**What to produce:** Review the lines that follow and copy each one that contains the word "with".

**Materials provided:**
** START **

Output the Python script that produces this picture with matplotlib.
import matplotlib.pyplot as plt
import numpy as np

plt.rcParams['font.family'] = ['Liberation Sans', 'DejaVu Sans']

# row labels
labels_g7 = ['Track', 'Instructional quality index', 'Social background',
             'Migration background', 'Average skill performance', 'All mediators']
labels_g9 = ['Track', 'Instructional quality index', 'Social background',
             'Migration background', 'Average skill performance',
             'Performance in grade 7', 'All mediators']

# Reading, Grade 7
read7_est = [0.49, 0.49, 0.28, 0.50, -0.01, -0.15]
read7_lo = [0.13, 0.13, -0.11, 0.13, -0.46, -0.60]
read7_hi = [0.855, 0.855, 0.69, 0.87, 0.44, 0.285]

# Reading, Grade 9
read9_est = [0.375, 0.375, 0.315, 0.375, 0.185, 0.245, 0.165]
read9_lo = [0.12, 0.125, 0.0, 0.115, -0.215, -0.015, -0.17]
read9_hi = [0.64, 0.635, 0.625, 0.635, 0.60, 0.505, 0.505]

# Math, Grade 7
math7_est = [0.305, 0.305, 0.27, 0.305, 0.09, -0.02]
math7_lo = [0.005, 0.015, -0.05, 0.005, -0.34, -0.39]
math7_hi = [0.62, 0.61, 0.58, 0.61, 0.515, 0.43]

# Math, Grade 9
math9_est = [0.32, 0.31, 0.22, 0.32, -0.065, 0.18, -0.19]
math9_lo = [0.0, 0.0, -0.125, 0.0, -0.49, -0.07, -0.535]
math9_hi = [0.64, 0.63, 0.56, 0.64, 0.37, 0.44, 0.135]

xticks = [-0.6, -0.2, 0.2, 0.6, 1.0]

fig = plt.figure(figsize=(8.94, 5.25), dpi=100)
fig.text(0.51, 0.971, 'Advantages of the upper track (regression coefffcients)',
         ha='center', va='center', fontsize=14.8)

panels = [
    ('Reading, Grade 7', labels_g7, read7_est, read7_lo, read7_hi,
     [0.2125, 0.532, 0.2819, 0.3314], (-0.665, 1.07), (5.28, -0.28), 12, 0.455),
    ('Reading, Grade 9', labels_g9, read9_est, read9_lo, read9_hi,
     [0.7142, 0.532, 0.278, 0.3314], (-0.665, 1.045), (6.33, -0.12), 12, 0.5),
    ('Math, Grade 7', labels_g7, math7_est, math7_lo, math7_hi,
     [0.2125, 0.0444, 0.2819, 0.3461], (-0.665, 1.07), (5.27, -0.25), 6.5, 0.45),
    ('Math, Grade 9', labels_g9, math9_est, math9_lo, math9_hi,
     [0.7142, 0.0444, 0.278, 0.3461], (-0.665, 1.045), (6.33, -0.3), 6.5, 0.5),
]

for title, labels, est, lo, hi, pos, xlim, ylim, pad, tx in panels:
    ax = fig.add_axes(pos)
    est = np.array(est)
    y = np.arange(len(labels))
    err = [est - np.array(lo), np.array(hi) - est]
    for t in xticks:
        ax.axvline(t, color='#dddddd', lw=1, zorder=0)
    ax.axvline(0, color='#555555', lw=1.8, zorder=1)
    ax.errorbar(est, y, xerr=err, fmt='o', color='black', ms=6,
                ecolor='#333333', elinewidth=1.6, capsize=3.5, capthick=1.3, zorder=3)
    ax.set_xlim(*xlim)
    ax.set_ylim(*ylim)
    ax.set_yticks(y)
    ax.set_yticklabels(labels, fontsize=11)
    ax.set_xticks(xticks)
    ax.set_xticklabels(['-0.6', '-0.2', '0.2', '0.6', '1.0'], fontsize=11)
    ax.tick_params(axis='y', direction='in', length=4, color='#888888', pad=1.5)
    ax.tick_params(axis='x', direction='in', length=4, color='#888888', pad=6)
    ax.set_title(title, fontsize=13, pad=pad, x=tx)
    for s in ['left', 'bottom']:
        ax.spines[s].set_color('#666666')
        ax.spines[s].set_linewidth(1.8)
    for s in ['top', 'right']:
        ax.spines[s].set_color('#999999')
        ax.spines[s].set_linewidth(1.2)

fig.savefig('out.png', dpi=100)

** END **
** START **

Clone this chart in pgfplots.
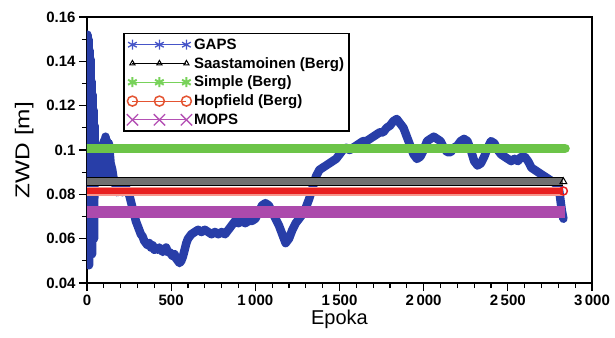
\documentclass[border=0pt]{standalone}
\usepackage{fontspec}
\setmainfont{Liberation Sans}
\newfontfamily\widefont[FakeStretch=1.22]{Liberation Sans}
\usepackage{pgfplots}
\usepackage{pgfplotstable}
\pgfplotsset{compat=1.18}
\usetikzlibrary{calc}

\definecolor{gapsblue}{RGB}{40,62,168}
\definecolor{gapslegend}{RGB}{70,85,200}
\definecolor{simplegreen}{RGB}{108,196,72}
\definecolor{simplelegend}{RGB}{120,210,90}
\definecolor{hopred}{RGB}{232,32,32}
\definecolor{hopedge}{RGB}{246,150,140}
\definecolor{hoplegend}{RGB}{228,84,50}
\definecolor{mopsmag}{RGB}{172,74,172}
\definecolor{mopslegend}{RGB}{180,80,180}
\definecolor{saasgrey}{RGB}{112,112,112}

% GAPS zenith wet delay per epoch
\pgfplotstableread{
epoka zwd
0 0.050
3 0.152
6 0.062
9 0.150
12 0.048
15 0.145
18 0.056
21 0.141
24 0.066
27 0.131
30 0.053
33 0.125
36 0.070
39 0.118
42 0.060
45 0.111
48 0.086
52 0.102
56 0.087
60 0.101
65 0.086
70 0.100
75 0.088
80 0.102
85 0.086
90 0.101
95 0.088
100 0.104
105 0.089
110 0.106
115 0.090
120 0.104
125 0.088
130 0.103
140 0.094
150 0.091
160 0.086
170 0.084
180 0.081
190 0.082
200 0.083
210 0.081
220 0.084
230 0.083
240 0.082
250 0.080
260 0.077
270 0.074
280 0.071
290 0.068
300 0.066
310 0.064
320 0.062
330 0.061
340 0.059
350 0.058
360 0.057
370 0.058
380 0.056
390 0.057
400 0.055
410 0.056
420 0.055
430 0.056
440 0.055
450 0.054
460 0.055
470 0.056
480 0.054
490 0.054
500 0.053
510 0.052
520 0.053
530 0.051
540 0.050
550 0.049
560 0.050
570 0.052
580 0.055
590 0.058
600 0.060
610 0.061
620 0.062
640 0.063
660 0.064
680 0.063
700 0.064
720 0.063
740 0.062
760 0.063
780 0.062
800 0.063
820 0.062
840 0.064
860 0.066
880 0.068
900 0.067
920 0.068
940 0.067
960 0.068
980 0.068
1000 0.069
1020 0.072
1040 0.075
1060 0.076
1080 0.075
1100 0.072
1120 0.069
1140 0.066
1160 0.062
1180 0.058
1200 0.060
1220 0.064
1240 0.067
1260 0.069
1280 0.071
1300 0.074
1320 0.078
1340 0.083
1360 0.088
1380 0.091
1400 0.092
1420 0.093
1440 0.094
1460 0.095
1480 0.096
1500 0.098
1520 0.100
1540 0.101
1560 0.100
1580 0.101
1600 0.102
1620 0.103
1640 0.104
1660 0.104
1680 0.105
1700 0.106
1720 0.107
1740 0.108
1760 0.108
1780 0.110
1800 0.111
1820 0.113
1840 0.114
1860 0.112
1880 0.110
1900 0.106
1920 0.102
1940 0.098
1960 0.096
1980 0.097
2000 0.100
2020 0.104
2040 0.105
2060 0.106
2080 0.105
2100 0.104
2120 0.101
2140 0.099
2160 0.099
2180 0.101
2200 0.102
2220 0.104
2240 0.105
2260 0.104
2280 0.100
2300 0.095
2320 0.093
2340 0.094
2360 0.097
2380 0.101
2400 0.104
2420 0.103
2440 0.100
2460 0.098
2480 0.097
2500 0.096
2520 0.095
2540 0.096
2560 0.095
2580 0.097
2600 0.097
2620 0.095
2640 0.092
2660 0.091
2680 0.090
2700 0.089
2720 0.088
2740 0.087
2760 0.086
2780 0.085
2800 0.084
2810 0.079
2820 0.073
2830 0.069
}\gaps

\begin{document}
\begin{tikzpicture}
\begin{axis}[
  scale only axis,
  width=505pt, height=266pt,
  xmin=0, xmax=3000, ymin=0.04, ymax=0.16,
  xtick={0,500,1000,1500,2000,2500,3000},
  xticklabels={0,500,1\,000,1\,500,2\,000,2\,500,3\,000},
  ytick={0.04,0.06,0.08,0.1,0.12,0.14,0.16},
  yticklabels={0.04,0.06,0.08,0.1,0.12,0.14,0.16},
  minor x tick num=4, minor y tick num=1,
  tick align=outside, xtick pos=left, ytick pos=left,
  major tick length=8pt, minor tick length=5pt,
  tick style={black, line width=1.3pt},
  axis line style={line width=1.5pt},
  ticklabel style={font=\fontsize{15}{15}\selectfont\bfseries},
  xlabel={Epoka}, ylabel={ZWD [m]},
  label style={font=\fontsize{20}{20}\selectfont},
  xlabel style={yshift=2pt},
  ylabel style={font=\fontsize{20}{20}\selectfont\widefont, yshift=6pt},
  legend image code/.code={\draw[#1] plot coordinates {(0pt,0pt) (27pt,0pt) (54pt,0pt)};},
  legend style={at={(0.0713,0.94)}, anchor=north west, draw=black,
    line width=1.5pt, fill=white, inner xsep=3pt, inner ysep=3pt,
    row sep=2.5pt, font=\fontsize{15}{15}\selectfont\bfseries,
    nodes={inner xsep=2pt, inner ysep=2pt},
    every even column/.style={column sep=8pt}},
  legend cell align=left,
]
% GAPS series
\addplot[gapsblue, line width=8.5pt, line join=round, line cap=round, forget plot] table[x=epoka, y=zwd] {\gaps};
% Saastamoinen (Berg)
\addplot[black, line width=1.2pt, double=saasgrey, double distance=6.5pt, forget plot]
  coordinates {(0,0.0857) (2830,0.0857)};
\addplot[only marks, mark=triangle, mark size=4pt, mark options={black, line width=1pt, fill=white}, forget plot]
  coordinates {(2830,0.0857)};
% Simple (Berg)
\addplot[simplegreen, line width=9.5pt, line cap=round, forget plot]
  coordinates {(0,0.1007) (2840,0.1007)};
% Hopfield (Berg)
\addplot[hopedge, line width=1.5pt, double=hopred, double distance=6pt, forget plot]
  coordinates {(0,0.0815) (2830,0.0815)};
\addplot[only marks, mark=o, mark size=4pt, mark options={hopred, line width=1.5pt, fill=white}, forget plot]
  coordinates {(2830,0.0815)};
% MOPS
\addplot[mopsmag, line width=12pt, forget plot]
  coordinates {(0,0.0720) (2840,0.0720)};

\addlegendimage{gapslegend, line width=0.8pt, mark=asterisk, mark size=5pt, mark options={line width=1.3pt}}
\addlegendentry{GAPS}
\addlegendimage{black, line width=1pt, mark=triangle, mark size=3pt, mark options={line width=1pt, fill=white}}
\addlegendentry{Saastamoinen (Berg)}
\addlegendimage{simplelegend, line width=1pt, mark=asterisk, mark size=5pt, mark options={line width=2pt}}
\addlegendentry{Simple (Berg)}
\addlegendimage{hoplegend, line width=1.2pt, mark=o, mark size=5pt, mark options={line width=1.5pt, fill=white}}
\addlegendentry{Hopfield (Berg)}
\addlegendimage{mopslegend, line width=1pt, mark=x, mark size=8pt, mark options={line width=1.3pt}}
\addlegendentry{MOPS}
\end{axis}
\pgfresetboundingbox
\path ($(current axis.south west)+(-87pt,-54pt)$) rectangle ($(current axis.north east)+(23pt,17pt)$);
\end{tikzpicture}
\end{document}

** END **
** START **

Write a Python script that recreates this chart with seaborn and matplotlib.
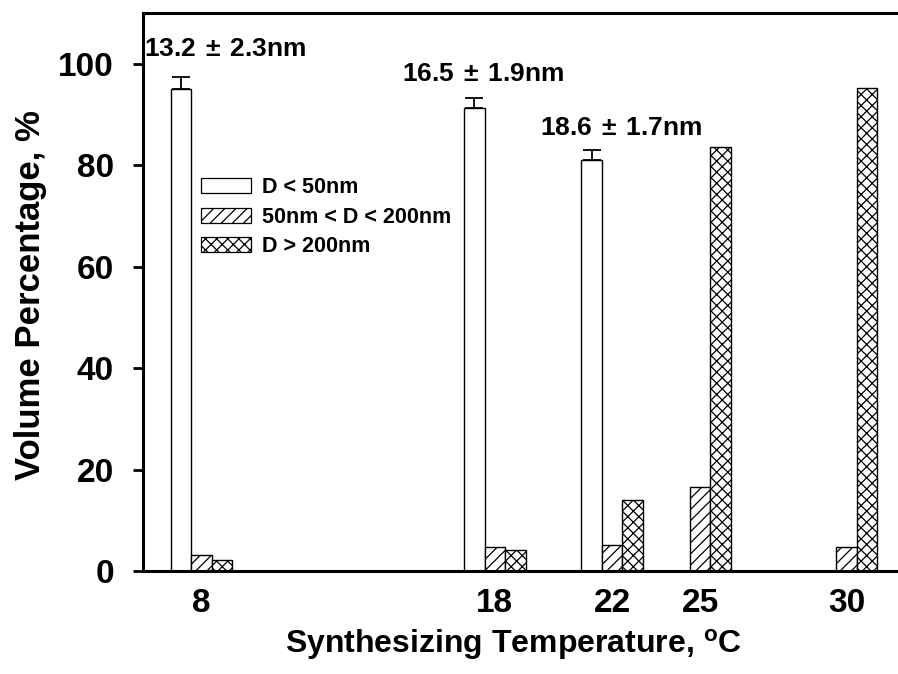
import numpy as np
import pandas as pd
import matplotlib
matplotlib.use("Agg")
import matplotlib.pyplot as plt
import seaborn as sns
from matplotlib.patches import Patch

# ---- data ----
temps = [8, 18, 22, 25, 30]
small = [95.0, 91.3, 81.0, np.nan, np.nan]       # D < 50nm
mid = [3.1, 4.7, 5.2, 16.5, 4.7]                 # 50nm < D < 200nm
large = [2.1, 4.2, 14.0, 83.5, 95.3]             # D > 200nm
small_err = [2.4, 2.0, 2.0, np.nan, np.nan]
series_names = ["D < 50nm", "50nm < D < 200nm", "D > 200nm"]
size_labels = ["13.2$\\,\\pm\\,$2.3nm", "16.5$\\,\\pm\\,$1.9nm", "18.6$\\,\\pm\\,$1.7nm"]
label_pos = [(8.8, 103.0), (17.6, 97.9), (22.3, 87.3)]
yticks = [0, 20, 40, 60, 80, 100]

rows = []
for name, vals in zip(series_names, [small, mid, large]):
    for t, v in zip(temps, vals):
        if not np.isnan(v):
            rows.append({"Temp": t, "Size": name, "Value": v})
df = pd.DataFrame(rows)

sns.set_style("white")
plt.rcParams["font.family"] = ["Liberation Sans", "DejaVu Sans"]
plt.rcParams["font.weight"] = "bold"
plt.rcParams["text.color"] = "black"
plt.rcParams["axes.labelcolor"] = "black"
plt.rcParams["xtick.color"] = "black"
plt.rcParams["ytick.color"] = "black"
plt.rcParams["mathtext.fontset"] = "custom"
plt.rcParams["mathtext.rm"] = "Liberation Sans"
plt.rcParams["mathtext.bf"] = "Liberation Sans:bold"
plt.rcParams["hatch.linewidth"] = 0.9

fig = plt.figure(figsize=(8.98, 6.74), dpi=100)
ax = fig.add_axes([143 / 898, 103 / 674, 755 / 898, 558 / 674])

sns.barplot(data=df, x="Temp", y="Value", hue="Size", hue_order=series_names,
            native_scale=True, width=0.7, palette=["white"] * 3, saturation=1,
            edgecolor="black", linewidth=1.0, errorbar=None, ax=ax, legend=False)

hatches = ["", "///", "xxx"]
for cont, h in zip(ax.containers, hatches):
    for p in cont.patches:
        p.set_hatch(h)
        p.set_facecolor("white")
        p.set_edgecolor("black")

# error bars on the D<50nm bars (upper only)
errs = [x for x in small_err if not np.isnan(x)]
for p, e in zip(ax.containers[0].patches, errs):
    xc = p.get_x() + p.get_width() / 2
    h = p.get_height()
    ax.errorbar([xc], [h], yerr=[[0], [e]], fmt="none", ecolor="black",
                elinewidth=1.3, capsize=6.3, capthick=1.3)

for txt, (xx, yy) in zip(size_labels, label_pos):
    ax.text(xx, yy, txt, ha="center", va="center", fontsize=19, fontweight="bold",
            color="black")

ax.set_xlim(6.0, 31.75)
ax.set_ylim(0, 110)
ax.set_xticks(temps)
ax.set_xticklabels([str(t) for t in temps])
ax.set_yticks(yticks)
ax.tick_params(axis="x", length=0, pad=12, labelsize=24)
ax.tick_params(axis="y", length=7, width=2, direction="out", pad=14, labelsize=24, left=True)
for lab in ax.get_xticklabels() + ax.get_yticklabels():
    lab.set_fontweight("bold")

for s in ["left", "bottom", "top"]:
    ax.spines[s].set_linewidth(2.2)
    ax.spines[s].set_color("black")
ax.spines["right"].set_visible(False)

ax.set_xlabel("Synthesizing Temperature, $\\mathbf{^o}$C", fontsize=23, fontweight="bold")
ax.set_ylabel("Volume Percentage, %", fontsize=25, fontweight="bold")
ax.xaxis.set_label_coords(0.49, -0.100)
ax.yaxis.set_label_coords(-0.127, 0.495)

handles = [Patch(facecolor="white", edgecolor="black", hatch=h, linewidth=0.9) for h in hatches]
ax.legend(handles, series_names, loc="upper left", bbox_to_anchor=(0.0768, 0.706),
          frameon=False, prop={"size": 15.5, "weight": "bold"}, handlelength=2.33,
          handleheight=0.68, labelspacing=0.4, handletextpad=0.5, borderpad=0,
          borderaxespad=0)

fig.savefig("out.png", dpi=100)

** END **

**Answer to the exercise:**
Output the Python script that produces this picture with matplotlib.
Write a Python script that recreates this chart with seaborn and matplotlib.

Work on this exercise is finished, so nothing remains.